No more Peet's Coffee at the new lower Queen Anne Metropolitan Market. Oh shit. No. More. Peet's.
We sort of knew this was going to happen, what with the hoopla of Larry's Markets being suddenly sold off to the highest bidders earlier this year. And the transition from Larry's to Metro had begun in earnest, with the signage changing, and then specific sections of the store being tucked away behind murky plastic sheeting. And there was the nice display table set up in the lobby, right beside Peet's, as a matter of fact, where large signs and fancy comment cards encouraged patrons to give the new ownership their two cents—"Tell us what you'd like to see!" Or something like that.

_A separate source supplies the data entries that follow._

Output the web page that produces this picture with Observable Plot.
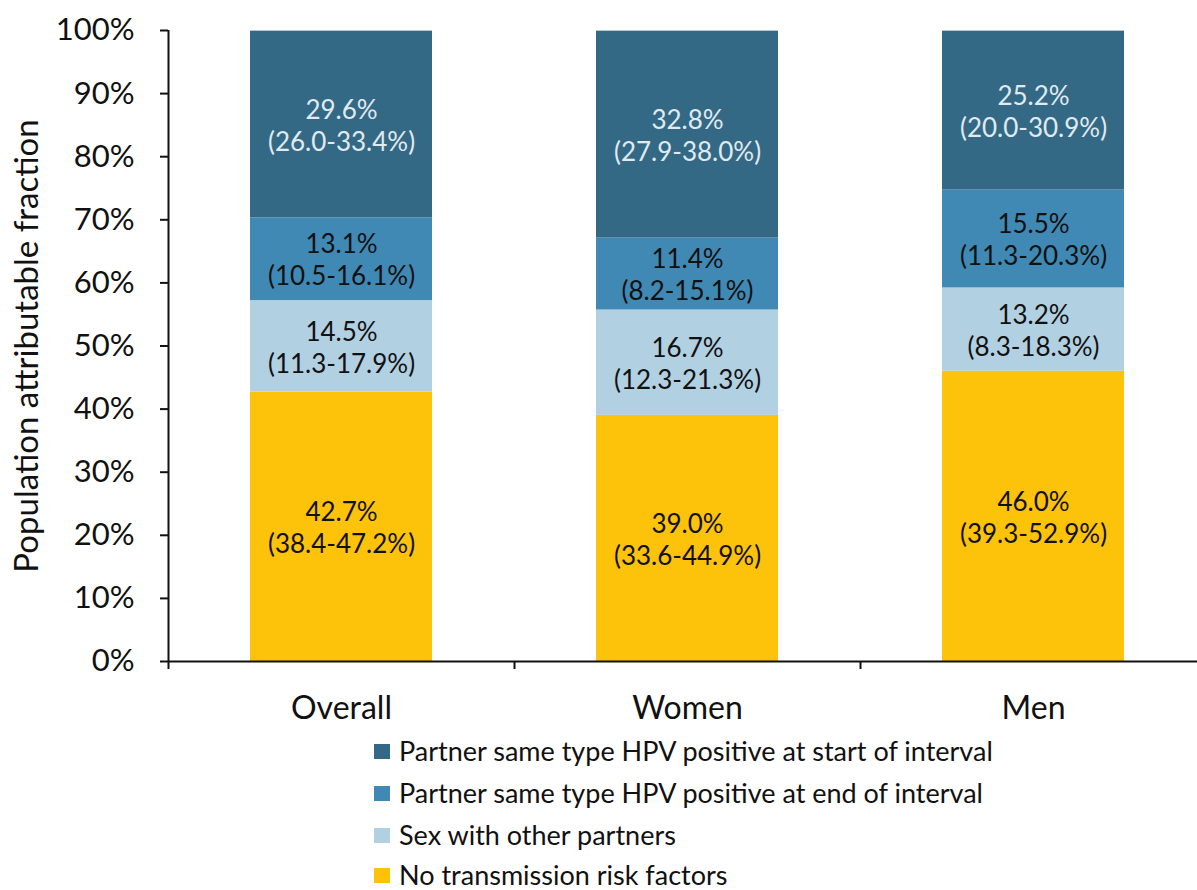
<!DOCTYPE html>
<html>
<head>
<meta charset="utf-8">
<script src="https://cdn.jsdelivr.net/npm/d3@7"></script>
<script src="https://cdn.jsdelivr.net/npm/@observablehq/plot@0.6"></script>
<style>
  body { margin: 0; background: white; }
  #wrap { position: relative; width: 1197px; height: 890px; overflow: hidden; font-family: Lato, "Open Sans", sans-serif; }
  #legend { position: absolute; left: 374px; top: 0; }
  .row { position: absolute; left: 0; display: flex; align-items: center; white-space: nowrap; font-size: 27px; line-height: 26px; color: #111; height: 26px; }
  .sw { width: 16px; height: 15px; margin-right: 9px; flex: none; }
</style>
</head>
<body>
<div id="wrap"><div id="chart"></div><div id="legend"></div></div>
<script>
const categories = ["Overall", "Women", "Men"];
const seriesNames = [
  "No transmission risk factors",
  "Sex with other partners",
  "Partner same type HPV positive at end of interval",
  "Partner same type HPV positive at start of interval"
];
const seriesColors = ["#fcc30a", "#b1d0e2", "#3f89b4", "#336985"];
const labelColors = ["#111", "#111", "#111", "#e0eaf1"];
const noRisk = [42.7, 39.0, 46.0];
const otherPartners = [14.5, 16.7, 13.2];
const partnerEnd = [13.1, 11.4, 15.5];
const partnerStart = [29.6, 32.8, 25.2];
const noRiskCI = ["38.4-47.2%", "33.6-44.9%", "39.3-52.9%"];
const otherPartnersCI = ["11.3-17.9%", "12.3-21.3%", "8.3-18.3%"];
const partnerEndCI = ["10.5-16.1%", "8.2-15.1%", "11.3-20.3%"];
const partnerStartCI = ["26.0-33.4%", "27.9-38.0%", "20.0-30.9%"];
const yTicks = [0, 10, 20, 30, 40, 50, 60, 70, 80, 90, 100];
const yLabel = "Population attributable fraction";

const seriesValues = [noRisk, otherPartners, partnerEnd, partnerStart];
const seriesCI = [noRiskCI, otherPartnersCI, partnerEndCI, partnerStartCI];

const rows = [];
categories.forEach((c, i) => {
  let acc = 0;
  seriesValues.forEach((vals, s) => {
    const v = vals[i];
    rows.push({i, s, y1: acc, y2: acc + v, label: v.toFixed(1) + "%\n(" + seriesCI[s][i] + ")"});
    acc += v;
  });
});

const chart = Plot.plot({
  width: 1197,
  height: 730,
  marginLeft: 168,
  marginRight: 0,
  marginTop: 30,
  marginBottom: 69,
  style: {fontFamily: "Lato, 'Open Sans', sans-serif", background: "white", color: "#111", overflow: "visible"},
  x: {domain: [0, 3], range: [168, 1206]},
  y: {domain: [0, 100], range: [661, 30]},
  marks: [
    Plot.rect(rows, {x1: d => d.i, x2: d => d.i + 1, y1: "y1", y2: "y2", fill: d => seriesColors[d.s], insetLeft: 82, insetRight: 82}),
    Plot.text(rows, {x: d => d.i + 0.5, y: d => (d.y1 + d.y2) / 2, text: "label", fill: d => labelColors[d.s], fontSize: 26, lineHeight: 1.23}),
    Plot.axisY({ticks: yTicks, tickFormat: d => d + "%", tickSize: 8, tickPadding: 26, fontSize: 31, label: null, strokeWidth: 2}),
    Plot.axisX({ticks: [0, 1, 2, 3], tickFormat: () => "", tickSize: 8, label: null, strokeWidth: 2}),
    Plot.text(categories, {x: (d, i) => i + 0.5, y: 0, dy: 47, text: d => d, fontSize: 32, lineAnchor: "middle"}),
    Plot.text([yLabel], {frameAnchor: "left", dx: -141, rotate: -90, text: d => d, fontSize: 33, textAnchor: "middle", lineAnchor: "middle"}),
    Plot.ruleX([0], {y1: 0, y2: 100, strokeWidth: 2}),
    Plot.ruleY([0], {strokeWidth: 2})
  ]
});
document.getElementById("chart").appendChild(chart);

const legendOrder = [3, 2, 1, 0];
const legendCenters = [751, 793, 835, 875];
const legend = document.getElementById("legend");
legendOrder.forEach((s, k) => {
  const row = document.createElement("div");
  row.className = "row";
  row.style.top = (legendCenters[k] - 13) + "px";
  const sw = document.createElement("div");
  sw.className = "sw";
  sw.style.background = seriesColors[s];
  const t = document.createElement("span");
  t.textContent = seriesNames[s];
  row.appendChild(sw);
  row.appendChild(t);
  legend.appendChild(row);
});
</script>
</body>
</html>
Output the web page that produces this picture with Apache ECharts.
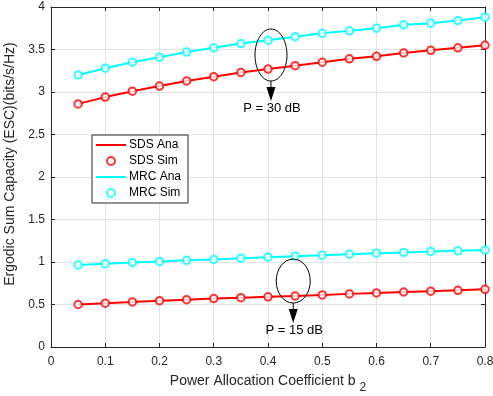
<!DOCTYPE html>
<html>
<head>
<meta charset="utf-8">
<script src="https://cdn.jsdelivr.net/npm/echarts@6/dist/echarts.min.js"></script>
<style>
  html, body { margin: 0; padding: 0; background: #fff; }
  #main { width: 493px; height: 396px; }
</style>
</head>
<body>
<div id="main"></div>
<script>
// power allocation coefficient b2
const xs = [0.05, 0.1, 0.15, 0.2, 0.25, 0.3, 0.35, 0.4, 0.45, 0.5, 0.55, 0.6, 0.65, 0.7, 0.75, 0.8];

// P = 30 dB
const sds30 = [2.86, 2.94, 3.01, 3.07, 3.13, 3.18, 3.23, 3.27, 3.31, 3.35, 3.39, 3.42, 3.46, 3.49, 3.52, 3.55];
const mrc30 = [3.20, 3.28, 3.35, 3.41, 3.47, 3.52, 3.57, 3.61, 3.65, 3.69, 3.72, 3.75, 3.79, 3.81, 3.84, 3.88];

// P = 15 dB
const sds15 = [0.50, 0.515, 0.53, 0.545, 0.557, 0.57, 0.58, 0.59, 0.60, 0.613, 0.625, 0.636, 0.647, 0.657, 0.667, 0.678];
const mrc15 = [0.965, 0.98, 0.995, 1.007, 1.02, 1.03, 1.045, 1.057, 1.068, 1.08, 1.092, 1.104, 1.113, 1.124, 1.132, 1.14];

const xTicks = ['0', '0.1', '0.2', '0.3', '0.4', '0.5', '0.6', '0.7', '0.8'];

// annotation: ellipse centre (data coords) and label
const notes = [
  { x: 0.4055, y: 3.435, rx: 16, ry: 26, label: 'P = 30 dB' },
  { x: 0.4465, y: 0.776, rx: 17, ry: 22, label: 'P = 15 dB' }
];

const RED = '#ff0000';
const CYAN = '#00ffff';
const AX = '#262626';
const FONT = '"Liberation Sans", Arial, sans-serif';
const LINE_ICON = 'path://M0,0H30V2H0Z';

function pairs(ys) {
  return xs.map((x, i) => [x, ys[i]]);
}

const chart = echarts.init(document.getElementById('main'));

const baseX = {
  type: 'value', min: 0, max: 0.8, interval: 0.1,
  axisLine: { show: true, onZero: false, lineStyle: { color: AX, width: 1 } },
  axisTick: { show: true, inside: true, length: 4, lineStyle: { color: AX } },
  splitLine: { show: false }
};
const baseY = {
  type: 'value', min: 0, max: 4, interval: 0.5,
  axisLine: { show: true, onZero: false, lineStyle: { color: AX, width: 1 } },
  axisTick: { show: true, inside: true, length: 4, lineStyle: { color: AX } },
  splitLine: { show: false }
};

function lineSeries(name, ys, color) {
  return {
    name: name, type: 'line', data: pairs(ys), symbol: 'none',
    lineStyle: { color: color, width: 2 }, itemStyle: { color: color },
    animation: false, z: 3
  };
}
function simSeries(name, ys, color) {
  return {
    name: name, type: 'scatter', data: pairs(ys), symbol: 'emptyCircle', symbolSize: 7.5,
    itemStyle: { color: color, borderColor: color, borderWidth: 1.8 },
    animation: false, z: 4
  };
}

chart.setOption({
  backgroundColor: '#fff',
  animation: false,
  textStyle: { fontFamily: FONT },
  grid: { left: 51, right: 8, top: 7, bottom: 49, outerBoundsMode: 'none', containLabel: false },
  xAxis: [
    Object.assign({}, baseX, {
      position: 'bottom',
      splitLine: { show: true, lineStyle: { color: '#e3e3e3', width: 1 } },
      axisLabel: {
        color: AX, fontSize: 12, margin: 9,
        formatter: v => xTicks[Math.round(v * 10)]
      },
      name: 'Power Allocation Coefficient b {sub|2}',
      nameLocation: 'middle', nameGap: 21,
      nameTextStyle: {
        color: AX, fontSize: 14, fontFamily: FONT,
        rich: { sub: { fontSize: 12, color: AX, padding: [14, 0, 0, 0], fontFamily: FONT } }
      }
    }),
    Object.assign({}, baseX, { position: 'top', axisLabel: { show: false } })
  ],
  yAxis: [
    Object.assign({}, baseY, {
      position: 'left',
      splitLine: { show: true, lineStyle: { color: '#e3e3e3', width: 1 } },
      axisLabel: { color: AX, fontSize: 12, margin: 6 },
      name: 'Ergodic Sum Capacity (ESC)(bits/s/Hz)',
      nameLocation: 'middle', nameGap: 29,
      nameTextStyle: { color: AX, fontSize: 14, fontFamily: FONT, padding: [0, 0, 0, 26] }
    }),
    Object.assign({}, baseY, { position: 'right', axisLabel: { show: false } })
  ],
  legend: {
    orient: 'vertical', left: 92, top: 135,
    itemWidth: 30, itemHeight: 8, itemGap: 4,
    padding: [4, 7, 4, 4],
    backgroundColor: '#fff', borderColor: AX, borderWidth: 1,
    textStyle: { color: '#000', fontSize: 12, fontFamily: FONT, padding: [0, 0, 0, -2] },
    data: [
      { name: 'SDS Ana', icon: LINE_ICON },
      { name: 'SDS Sim' },
      { name: 'MRC Ana', icon: LINE_ICON },
      { name: 'MRC Sim' }
    ]
  },
  series: [
    lineSeries('SDS Ana', sds30, RED),
    simSeries('SDS Sim', sds30, RED),
    lineSeries('MRC Ana', mrc30, CYAN),
    simSeries('MRC Sim', mrc30, CYAN),
    lineSeries('SDS Ana', sds15, RED),
    simSeries('SDS Sim', sds15, RED),
    lineSeries('MRC Ana', mrc15, CYAN),
    simSeries('MRC Sim', mrc15, CYAN)
  ]
});

// annotations placed through the axis scale
const elems = [];
notes.forEach(n => {
  const c = chart.convertToPixel({ gridIndex: 0 }, [n.x, n.y]);
  const top = c[1] + n.ry;
  elems.push({
    type: 'ellipse', shape: { cx: c[0], cy: c[1], rx: n.rx, ry: n.ry },
    style: { fill: 'none', stroke: '#000', lineWidth: 1 }, z: 10
  });
  elems.push({
    type: 'line', shape: { x1: c[0], y1: top, x2: c[0], y2: top + 16 },
    style: { stroke: '#000', lineWidth: 1 }, z: 10
  });
  elems.push({
    type: 'polygon',
    shape: { points: [[c[0] - 4.5, top + 6], [c[0] + 4.5, top + 6], [c[0], top + 20]] },
    style: { fill: '#000' }, z: 10
  });
  elems.push({
    type: 'text', x: c[0] + 1, y: top + 27,
    style: { text: n.label, fill: '#000', font: '13px ' + FONT, align: 'center', verticalAlign: 'middle' },
    z: 10
  });
});
chart.setOption({ graphic: { elements: elems } });
</script>
</body>
</html>
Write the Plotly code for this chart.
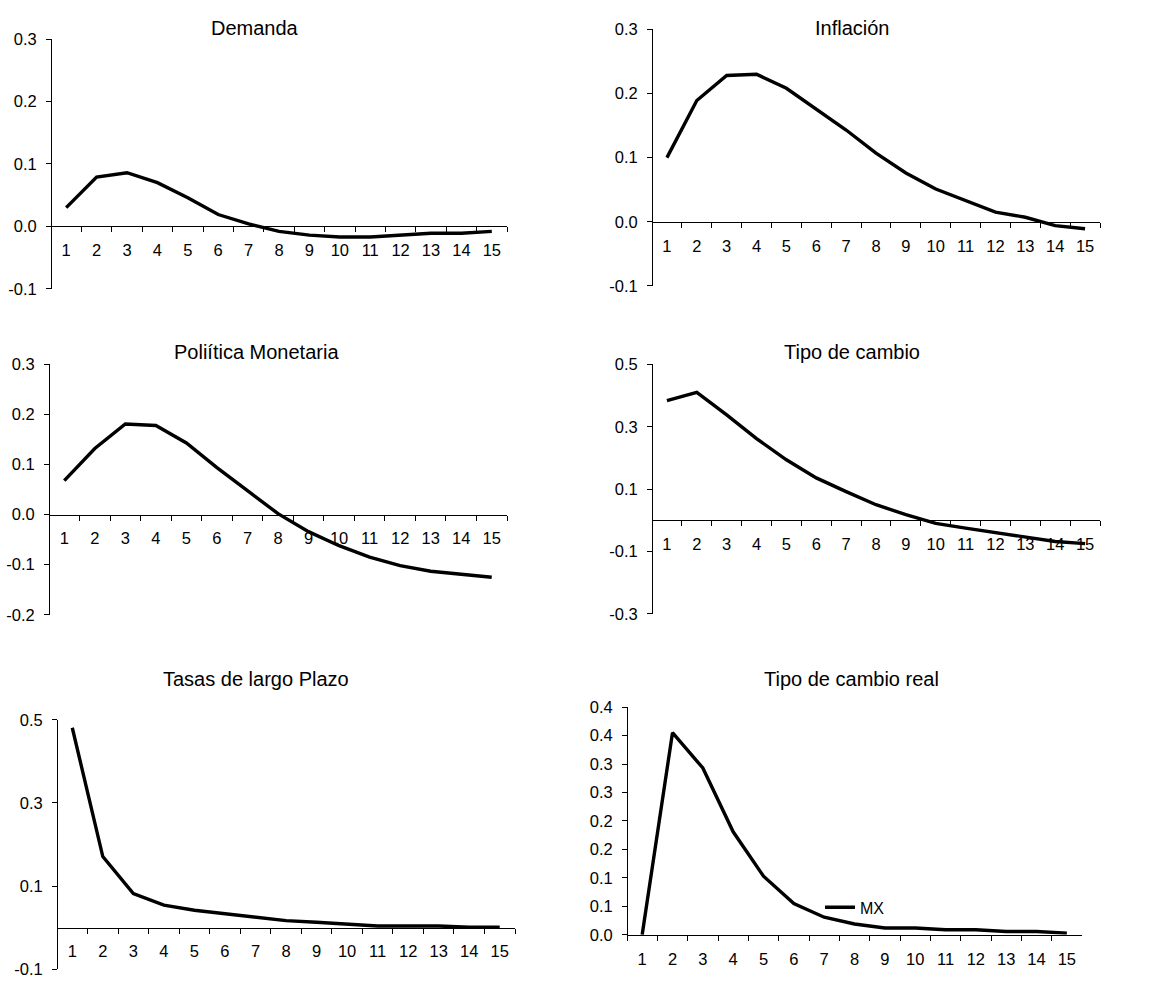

We know all this because we dropped into the store to get coffee four out of five weekday mornings. Because we love Peet's Coffee. Because it's the best fucking coffee we've found anywhere, and far superior to the brew our local world-dominating-mega-roaster pours. (Yes, Caffe Ladro, yours is next on the list. But we'd love you more if you didn't make us listen to your lame barista-gossip while we waited in line.)
Numb, we take out our wallet and stare at our recently charged Peet's card (it was Friday—just three days ago, when Peet's still existed), heavy with 20 electric, worthless dollars. We look up from our wallet to Lisa- Loeb-in-an-Apron and must have been pale-faced with shock. "Don't worry, this one's on us," she says.
It's a small consolation, and initiates an embarrassing exchange: Lisa says they haven't figured out their coffee makers yet—that one of them brews too strong, and the other too weak. They haven't figured out the right combo of ground beans to water, in other words. Not a good sign for this new establishment. That's okay, we say, still in disbelief. Whatever, we think, none of this matters now. Life is over. We're then presented with four cups of coffee (and find that their "small" is indeed, literally, very small): two of them are the "strong" brew, and the other two the "weak." We told Lisa that we favor strong coffee, but apparently that didn't matter. So we grab a couple of lids and find that they're too big. They'd fit a normal small cup, but not these tiny things. Oh, Lisa says, we still have Peet's lids out here. Ours are in the back. And she makes to run back there to retrieve them. Feeling the knife twist in our guts, we tell her we could just pour this stuff into a larger cup. Look, the larger cups you have right there. She says good idea! and hands over four bigger cups. Oh, good Christ.
When this is behind us, and we're back on the road to work (with half-full cups of strong/weak coffee that taste like cardboard ass), we repeatedly recount what just happened, and lament the loss of the best coffee (despite its grocery store kiosk-ness) in Queen Anne. What really pisses us off about this development? We wrote a little something in one of those Metro comment cards, something that was obviously ignored.
"Please, whatever you do, for the LOVE OF GOD," we wrote, "Don’t get rid of Peet's Coffee."